China's unofficial metals embargo of Japan may ignite global REE fire
An unofficial rare earth elements embargo sparked by a small diplomatic incident may finally be the spark that fires up western nations to stop relying on Chinese REE supplies.
Posted: Tuesday , 05 Oct 2010
RENO, NV -
A recent unofficial rare earth elements embargo by China on Japanese manufacturers over a diplomatic squabble may have been the wake-up call forcing western nations to form their own REE strategies.
The incident stemming from an altercation between a Chinese fishing boat being harassed by Japanese patrol boats resulting from a lengthy dispute of ownership of the Senkaky Islands ended up with a Chinese captain being arrested on Sept. 7 and the Chinese government demanding his freedom.
When the Japanese refused to release their captive, they claim that REE shipments to the country from China were unofficially frozen. Japan is the biggest importer of rare earths, depending on China for 90% of its rare earth supplies. Japan's manufacturers account for 65% of China's rare earth exports.
Metals analyst Christopher Ecclestone of Hallgarten & Company suggested the real hostage in the fishing incident was not the fishing captain, but an economic community which now realizes "in various key metals the Chinese have the rest of the world over a barrel."
"Without stockpiles or alternative sources (or even recycling processes) the West is at the mercy of China's mood swings and grandiose machinations," he claims.

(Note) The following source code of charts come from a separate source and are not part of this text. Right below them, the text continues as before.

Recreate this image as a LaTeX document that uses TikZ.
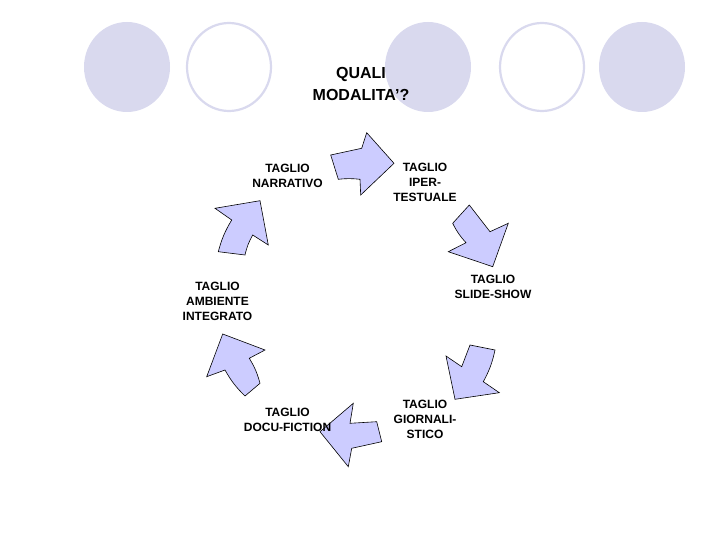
\documentclass[tikz,border=0pt]{standalone}
\usepackage{fontspec}
\setmainfont{Liberation Sans}
\definecolor{circfill}{RGB}{217,217,238}
\definecolor{arrfill}{RGB}{204,204,255}
\begin{document}
\begin{tikzpicture}[x=1pt,y=-1pt,
  dot/.style={fill=circfill,draw=none},
  ring/.style={draw=circfill,line width=2.2pt,fill=white},
  bent/.style={fill=arrfill,draw=black,line width=0.6pt,line join=miter},
  lbl/.style={align=center,inner sep=0pt,font=\bfseries\fontsize{12}{15}\selectfont},
  ttl/.style={align=center,inner sep=0pt,font=\bfseries\fontsize{16}{21.5}\selectfont}]
\useasboundingbox (0,0) rectangle (720,540);
% top circles
\fill[dot] (127,67) ellipse [x radius=43,y radius=45];
\draw[ring] (229,67) ellipse [x radius=42,y radius=44];
\fill[dot] (428,67) ellipse [x radius=43,y radius=45];
\draw[ring] (542,67) ellipse [x radius=42,y radius=44];
\fill[dot] (642,67) ellipse [x radius=43,y radius=45];
\node[ttl] (title) at (361,84) {QUALI\\MODALITA’?};
% bent arrows
\draw[bent] (330.7,155) -- (361.7,148.3) -- (366.7,132.7) -- (394,163.3) -- (360.7,195) -- (360,179.3) to[bend right=6] (338.3,179.3) -- cycle;
\draw[bent] (469.3,205) -- (490,231.7) -- (508.3,223.3) -- (492.7,266.7) -- (448.3,251.7) -- (466,242.7) to[bend left=8] (452.7,223.3) -- cycle;
\draw[bent] (470,345) -- (495,350) to[bend left=8] (483.3,381.7) -- (499.3,392.7) -- (455,399.3) -- (446,356) -- (461.7,366.7) -- cycle;
\draw[bent] (353.3,403.3) -- (350,423.3) -- (376.7,421.7) -- (381.7,441.7) -- (351.7,448.3) -- (348.3,466.7) -- (320,431.7) -- cycle;
\draw[bent] (222.7,334) -- (265,350) -- (249.3,358.3) to[bend left=8] (260,383.3) -- (245,396) to[bend left=8] (225,370) -- (206.7,376.7) -- cycle;
\draw[bent] (215,208.3) -- (260,200.7) -- (268.3,245) -- (252.7,235) to[bend right=8] (245,255) -- (218.3,251.7) to[bend left=8] (231.7,220) -- cycle;
% labels
\node[lbl] (narr) at (287.5,175.5) {TAGLIO\\NARRATIVO};
\node[lbl] (iper) at (425,182.5) {TAGLIO\\IPER-\\TESTUALE};
\node[lbl] (slide) at (493,286.5) {TAGLIO\\SLIDE-SHOW};
\node[lbl] (amb) at (217.5,301.5) {TAGLIO\\AMBIENTE\\INTEGRATO};
\node[lbl] (docu) at (287.5,419.5) {TAGLIO\\DOCU-FICTION};
\node[lbl] (gior) at (425,419) {TAGLIO\\GIORNALI-\\STICO};
\end{tikzpicture}
\end{document}
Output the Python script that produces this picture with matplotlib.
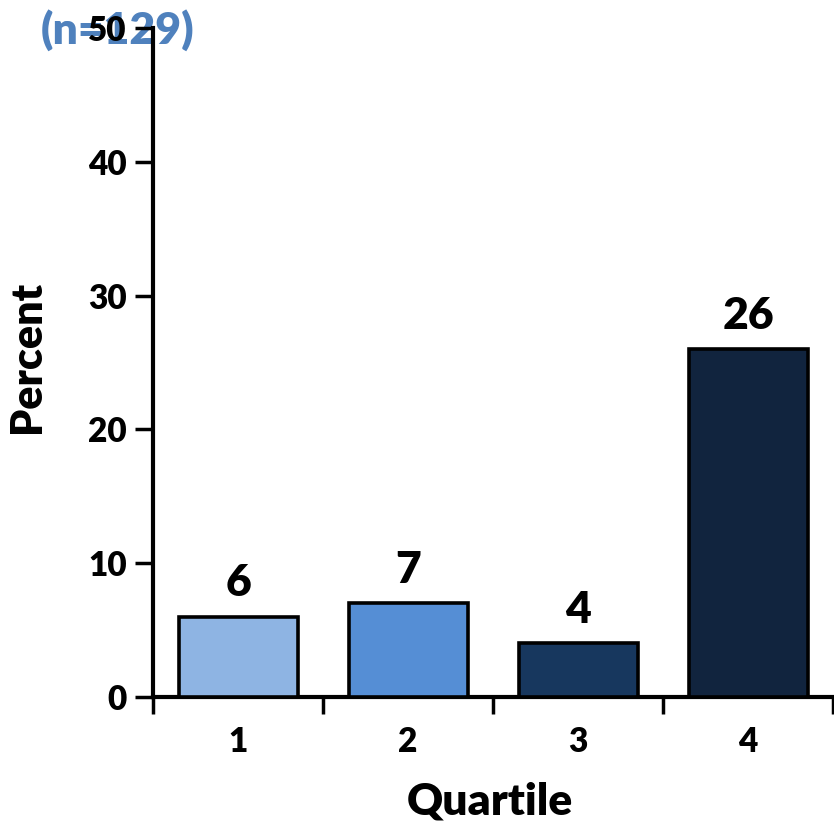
import matplotlib
matplotlib.use('Agg')
import matplotlib.pyplot as plt

plt.rcParams['font.family'] = ['Lato', 'DejaVu Sans']
plt.rcParams['font.weight'] = 'heavy'

quartiles = ['1', '2', '3', '4']
percents = [6, 7, 4, 26]
bar_colors = ['#8EB4E3', '#558ED5', '#17375E', '#11243E']
n_label = '(n=129)'

fig = plt.figure(figsize=(8.34, 8.23), dpi=100)
ax = fig.add_axes([0.1835, 0.1531, 0.8153, 0.8129])

xs = range(len(quartiles))
bars = ax.bar(xs, percents, width=0.7, color=bar_colors, edgecolor='black', linewidth=2.6, zorder=3)
for x, v in zip(xs, percents):
    ax.text(x, v + 1.0, str(v), ha='center', va='bottom', fontsize=32, fontweight='heavy')

ax.set_xlim(-0.5, 3.5)
ax.set_ylim(0, 50)
ax.set_yticks([0, 10, 20, 30, 40, 50])

# category labels in the middle, tick marks between categories
ax.set_xticks(list(xs))
ax.set_xticklabels(quartiles)
ax.set_xticks([-0.5, 0.5, 1.5, 2.5, 3.5], minor=True)
ax.tick_params(axis='x', which='major', length=0, pad=21, labelsize=24)
ax.tick_params(axis='x', which='minor', length=12, width=2.5, direction='out')
ax.tick_params(axis='y', length=13, width=2.5, direction='out', pad=6, labelsize=24)

for s in ['top', 'right']:
    ax.spines[s].set_visible(False)
for s in ['left', 'bottom']:
    ax.spines[s].set_linewidth(3)

fig.text(27 / 834, 0.566, 'Percent', rotation=90, ha='center', va='center',
         fontsize=31, fontweight='heavy')
fig.text(490 / 834, 0.026, 'Quartile', ha='center', va='center',
         fontsize=32, fontweight='heavy')

# sample size sits behind the top tick label
ax.text(0.141, 0.963, n_label, transform=fig.transFigure, ha='center', va='center',
        fontsize=32, fontweight='heavy', color='#4F81BD', zorder=0, clip_on=False)

fig.savefig('out.png', dpi=100)
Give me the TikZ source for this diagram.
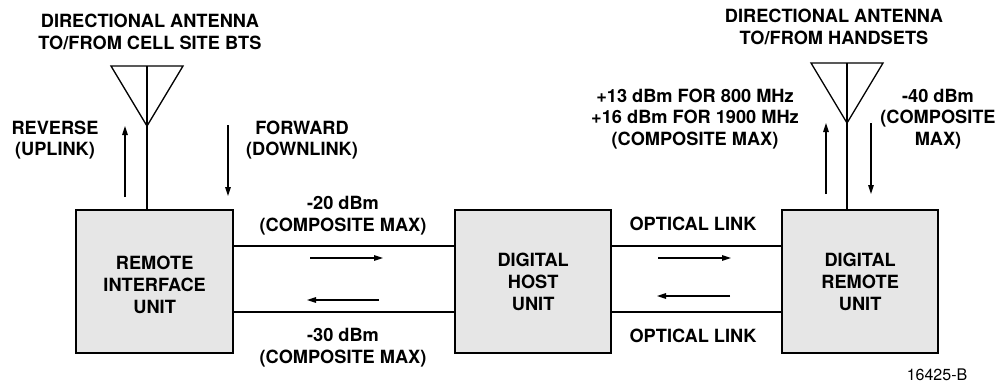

"Finally a frisson went through the normally torpid Western industrialists," Ecclestone notes. "Those that hoped that governments would build them a stockpile, so they didn't need to take commercial risks themselves, suddenly realized that the governments may not be able to build a stockpile if for geopolitical reasons the REE supply is withheld."
Whatever China's motives, as a result of last month's fishing incident and subsequent temporary REE embargo, Japan is now seeking to lower its Chinese REE imports to 70%.
Japan's Ministry of Economy, Trade and Industry has released a comprehensive rare earth policy containing five main areas of focus including fast tracking development of rare earth alternatives, turning Japan into a worldwide center for REE recycling, and helping manufacturers install equipment to use REE consumption. The government will also help Japanese companies acquire concession rights to rare earth mines outside of China, as well as study the possibility of stockpiling rare earth reserves.
Major Japanese companies, such as Toyota, are seeking to diversify their REE sources. Toshiba and Sumitomo have launched rare earth joint ventures in Kazakhstan over the past year.
South Korea's Ministry of Knowledge Economy says the government plans to spend $15 million by 2016 as part of a long-term plan that wants to secure 1,200 tonnes in rare earth reserves. South Korea's REE policy plans are expected to be finalized in mid-October.
Mongolia may prove an alternative to loosen China's stranglehold on rare earth elements. The Japanese newspaper Asahi Shimbun reported Monday that Japanese Prime Minister Naoto Kan and visiting Mongolian Prime Minister Sukhbaatar Batbold agreed to begin investigations this month into large REE deposits thought to be in Mongolia.
Their meeting was also attended by senior executives from leading Japanese trading houses. Kan said, "To develop Mongolia's high potential for mineral resources will meet the national interests of both countries.
The government-owned Japan Oil, Gas and Metals National Corp. is expected to provide technology and funds to Mongolia. Satellites will identify sites with particularly high potential for REE mining.
Asahi reported that Japan "is also accelerating research into alternatives to the rare earth elements on which its high-tech industries are most reliant."
Akihiro Ohata, Japan's minister of economy, trade and industry, said the government intends to develop within a year an alternative to the use of cerium as an abrasive for polishing glass hard disks. The government has already been concentrating on developing alternatives to six of the 17 rare earth elements, but will now broaden its research to cover more elements.
Other government initiatives will include rare earth assistance to REE mining projects involving Japanese companies in Kazakhstan, Vietnam and other nations.
Foreign Minister Seiji Maehara recently told reporters, "It is not good to rely on a single country in terms of a strategy to secure a stable supply of natural resources. A multifaceted resource diplomacy would help reduce risks."
Ecclestone says China's REE boycott threats may have forced western nations to draw "a line in the sand."
"As a trump card, cutting off REE supply only goes so far," he concluded. "Trade wars will happen and humble and previously unknown Rare Earths might be the spark to light the fire."